Sunday, March 20, 2011

Month of Video Games Day 16: Game with the Best Cutscenes



I heaped a lot of praise on the Metal Gear Solid series for my Best Character post, and I do think that the series is pretty genius and that, at its core, it has things to say that are important and universal. What does it mean to be a patriot? Where are technology and the information age taking us? Why is nuclear proliferation so dangerous? I also don't deny for a second that surrounding these core themes is a vastly complicated and meandering plot that is oft-times completely, off-the-wall insane. There aren't many games with a higher story-to-gameplay ratio than the Metal Gear Solid series, and if the story wasn't presented in a way that didn't at least kind of keep you clued in on what was going on, while keeping the forward momentum of the games going, they would be complete train wrecks. The last game in the series is the culmination of everything that had led up to it, and Hideo Kojima and the rest of the creators were at their best in terms of storytelling.

Day 16: Game with the Best Cutscenes
Metal Gear Solid 4

(gonna be spoilers)



Metal Gear Solid 4 had a pretty colossal task ahead of it. It had to put a wrap on the story that had it's roots in an NES game from 1987, continued in a sequel that initially was only released the MSX computer system in Japan and therefore almost nobody played, and then ballooned into something much, much bigger with the three Solid games. MGS2, the previous game in terms of the chronology of events, ended, uh... let's say less than totally clearly. So the challenge was giving the whole opus a satisfying conclusion (note: I have not played Peace Walker on PSP which was released later, and I don't know how much it's story tie into the broader story of the Solid games) over the course of one more game. The game is the densest in a series of very dense games, and the cutscenes are long and numerous. At times, even for someone like me who loves the series, the cutscenes come dangerously close to completely overshadowing the playable part of the game, though to be fair, the flow of gameplay isn't broken up to as much as it was in MGS2 (enter door... cover conversation! walk 10 feet... codec conversation!).

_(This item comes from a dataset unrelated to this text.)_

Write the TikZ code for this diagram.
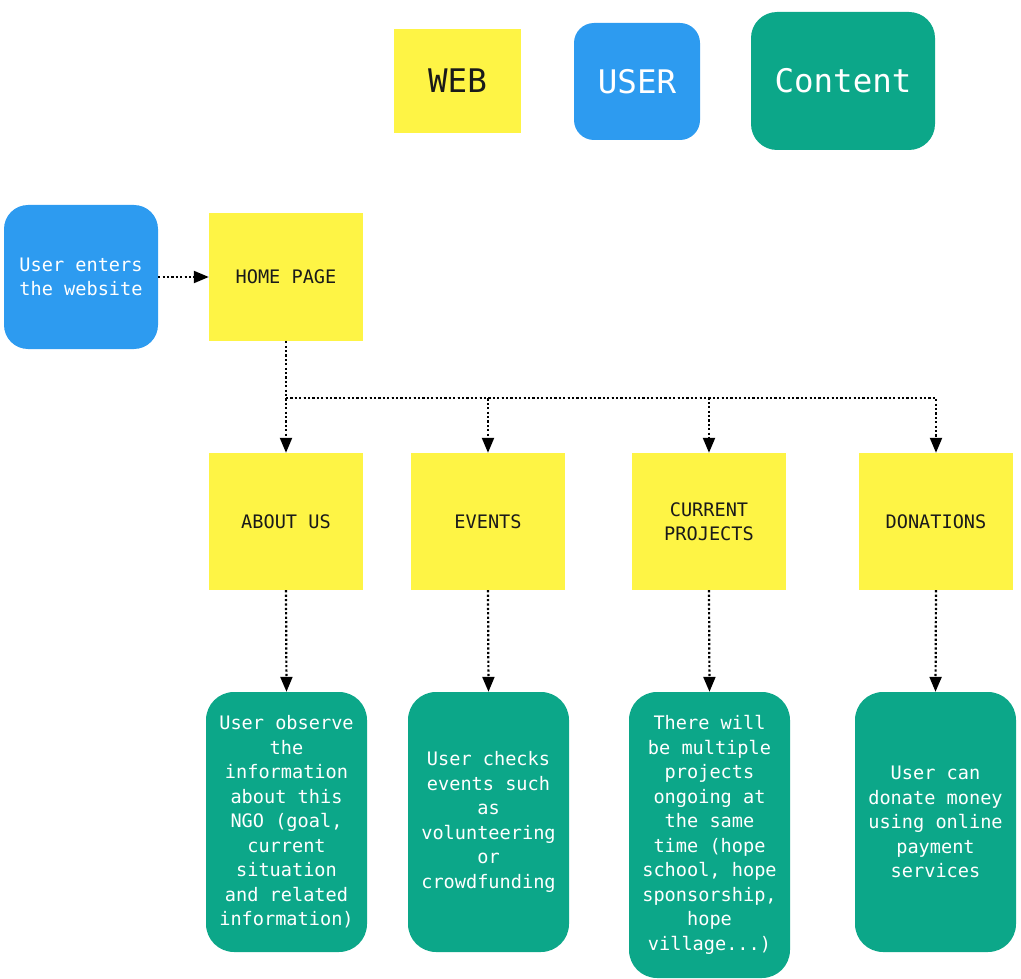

Most of the exposition is concentrated in the start of each of the game's five acts.

Getting through all the exposition would be brutal if it wasn't made interesting, but it is. David Hayter adds a sort of sorrow and world-weariness to Snake's gravelly, 17-packs-a-day voice, and Snake is developed more and able to have a say in things more instead of just repeating the last word in a codec conversation ("A Hind-D?!") Improving on the hilarious awkwardness of the first MGS, ("Snake, do you believe that love can bloom, even on the battlefield?") Kojima actually writes a human-sounding love subplot with Otacon and Naiomi. And for good measure, there's also some straight-up preposterous but awesome fight scenes like this to break up the talkiness. There are some long, long, monologues that are all over the place in scope and draw upon information from the previous games in the series, but they're made much easier to stay engaged in by some cool visuals. Look at the last half of this cutscence. The game shows you faces of the relevant characters to help explain what the hell is going on, but it doesn't just show you a bunch of faces, it turns the cutscene into it's own little mini-story. When the Boss is brought up, her image is overlayed in a flower pedal pattern, invoking the final fight in MGS3 where you fight her in a field of white flowers and have to reluctantly kill her. Each big exposition scene like this has its own sort of design motif going on.

Metal Gear Solid 4 is the best produced, best acted, and best written game in the series. I actually don't think it has the most entertaining gameplay. It's more constrained than the open jungle setting of Metal Gear Solid 3 and because of that it wasn't quite as fun for me. The cutscenes then, a bigger part of the total game than any game in a series that was already notoriously cut-scene heavy, had to be damn good. They were, and MGS4 ended up being an excellent capstone to a series that represents maybe the most ambitious undertaking in the medium of video games.

Runner-up: Final Fantasy VII



The CG is dated now, but man, that intro is still awesome.